→ **Goal of the exercise**: Without including the pictures, copy out every line below.

→ **Data segment**:
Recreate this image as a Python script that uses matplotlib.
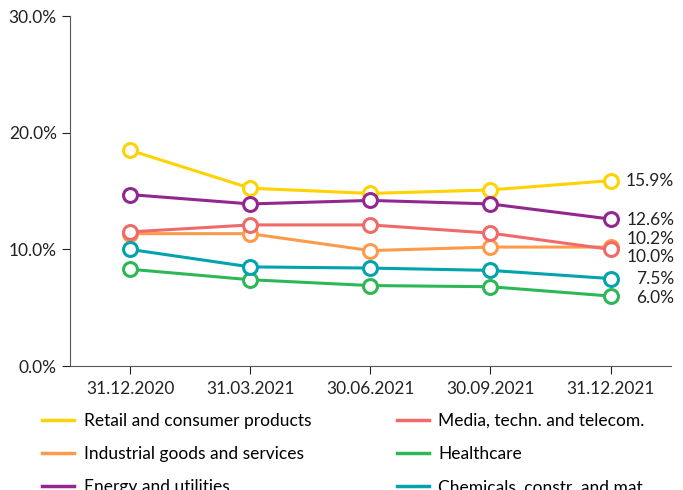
import matplotlib.pyplot as plt
from matplotlib.lines import Line2D

plt.rcParams['font.family'] = ['Lato', 'DejaVu Sans']

dates = ["31.12.2020", "31.03.2021", "30.06.2021", "30.09.2021", "31.12.2021"]

retail = [18.5, 15.25, 14.8, 15.1, 15.9]
industrial = [11.35, 11.35, 9.9, 10.2, 10.2]
energy = [14.7, 13.9, 14.2, 13.9, 12.6]
media = [11.5, 12.1, 12.1, 11.4, 10.0]
healthcare = [8.3, 7.4, 6.9, 6.8, 6.0]
chemicals = [10.0, 8.5, 8.4, 8.2, 7.5]

names = ["Retail and consumer products", "Industrial goods and services",
         "Energy and utilities", "Media, techn. and telecom.",
         "Healthcare", "Chemicals, constr. and mat"]
series = [retail, industrial, energy, media, healthcare, chemicals]
colors = ["#FFD200", "#FF9A4A", "#91278F", "#F06A6A", "#2DB757", "#00A3AE"]
# label heights nudged so the close end values don't collide
label_y = [15.85, 10.9, 12.5, 9.35, 5.85, 7.45]

fig = plt.figure(figsize=(6.83, 4.90), dpi=100)
ax = fig.add_axes([0.1025, 0.253, 0.8795, 0.714])

x = range(len(dates))
for vals, c in zip(series, colors):
    ax.plot(x, vals, color=c, lw=2.2, marker='o', ms=10, mfc='white',
            mec=c, mew=2.2, zorder=3, clip_on=False)

ax.set_xlim(-0.5, 4.5)
ax.set_ylim(0, 30)
ax.set_yticks([0, 10, 20, 30])
ax.set_yticklabels(["0.0%", "10.0%", "20.0%", "30.0%"])
ax.set_xticks(list(x))
ax.set_xticklabels(dates)
ax.tick_params(axis='both', labelsize=12.5, colors='#222222', length=6, width=0.8)
ax.tick_params(axis='x', pad=5)
for s in ['top', 'right']:
    ax.spines[s].set_visible(False)
for s in ['left', 'bottom']:
    ax.spines[s].set_color('#555555')
    ax.spines[s].set_linewidth(0.8)

for i, vals in enumerate(series):
    ax.text(4.53, label_y[i], f"{vals[-1]:.1f}%", ha='right', va='center',
            fontsize=12.5, color='#222222')

# legend, column-major so it reads like the original
handles = [Line2D([0], [0], color=c, lw=2.5) for c in colors]
fig.legend(handles, names, loc='upper left', bbox_to_anchor=(0.062, 0.158),
           ncol=2, frameon=False, fontsize=12.5, handlelength=1.85,
           handletextpad=0.55, columnspacing=4.9, labelspacing=1.0,
           borderaxespad=0, borderpad=0)

fig.savefig("out.png", dpi=100)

→ **Solution**:
Recreate this image as a Python script that uses matplotlib.
import matplotlib.pyplot as plt
from matplotlib.lines import Line2D

plt.rcParams['font.family'] = ['Lato', 'DejaVu Sans']

dates = ["31.12.2020", "31.03.2021", "30.06.2021", "30.09.2021", "31.12.2021"]

retail = [18.5, 15.25, 14.8, 15.1, 15.9]
industrial = [11.35, 11.35, 9.9, 10.2, 10.2]
energy = [14.7, 13.9, 14.2, 13.9, 12.6]
media = [11.5, 12.1, 12.1, 11.4, 10.0]
healthcare = [8.3, 7.4, 6.9, 6.8, 6.0]
chemicals = [10.0, 8.5, 8.4, 8.2, 7.5]

names = ["Retail and consumer products", "Industrial goods and services",
         "Energy and utilities", "Media, techn. and telecom.",
         "Healthcare", "Chemicals, constr. and mat"]
series = [retail, industrial, energy, media, healthcare, chemicals]
colors = ["#FFD200", "#FF9A4A", "#91278F", "#F06A6A", "#2DB757", "#00A3AE"]
# label heights nudged so the close end values don't collide
label_y = [15.85, 10.9, 12.5, 9.35, 5.85, 7.45]

fig = plt.figure(figsize=(6.83, 4.90), dpi=100)
ax = fig.add_axes([0.1025, 0.253, 0.8795, 0.714])

x = range(len(dates))
for vals, c in zip(series, colors):
    ax.plot(x, vals, color=c, lw=2.2, marker='o', ms=10, mfc='white',
            mec=c, mew=2.2, zorder=3, clip_on=False)

ax.set_xlim(-0.5, 4.5)
ax.set_ylim(0, 30)
ax.set_yticks([0, 10, 20, 30])
ax.set_yticklabels(["0.0%", "10.0%", "20.0%", "30.0%"])
ax.set_xticks(list(x))
ax.set_xticklabels(dates)
ax.tick_params(axis='both', labelsize=12.5, colors='#222222', length=6, width=0.8)
ax.tick_params(axis='x', pad=5)
for s in ['top', 'right']:
    ax.spines[s].set_visible(False)
for s in ['left', 'bottom']:
    ax.spines[s].set_color('#555555')
    ax.spines[s].set_linewidth(0.8)

for i, vals in enumerate(series):
    ax.text(4.53, label_y[i], f"{vals[-1]:.1f}%", ha='right', va='center',
            fontsize=12.5, color='#222222')

# legend, column-major so it reads like the original
handles = [Line2D([0], [0], color=c, lw=2.5) for c in colors]
fig.legend(handles, names, loc='upper left', bbox_to_anchor=(0.062, 0.158),
           ncol=2, frameon=False, fontsize=12.5, handlelength=1.85,
           handletextpad=0.55, columnspacing=4.9, labelspacing=1.0,
           borderaxespad=0, borderpad=0)

fig.savefig("out.png", dpi=100)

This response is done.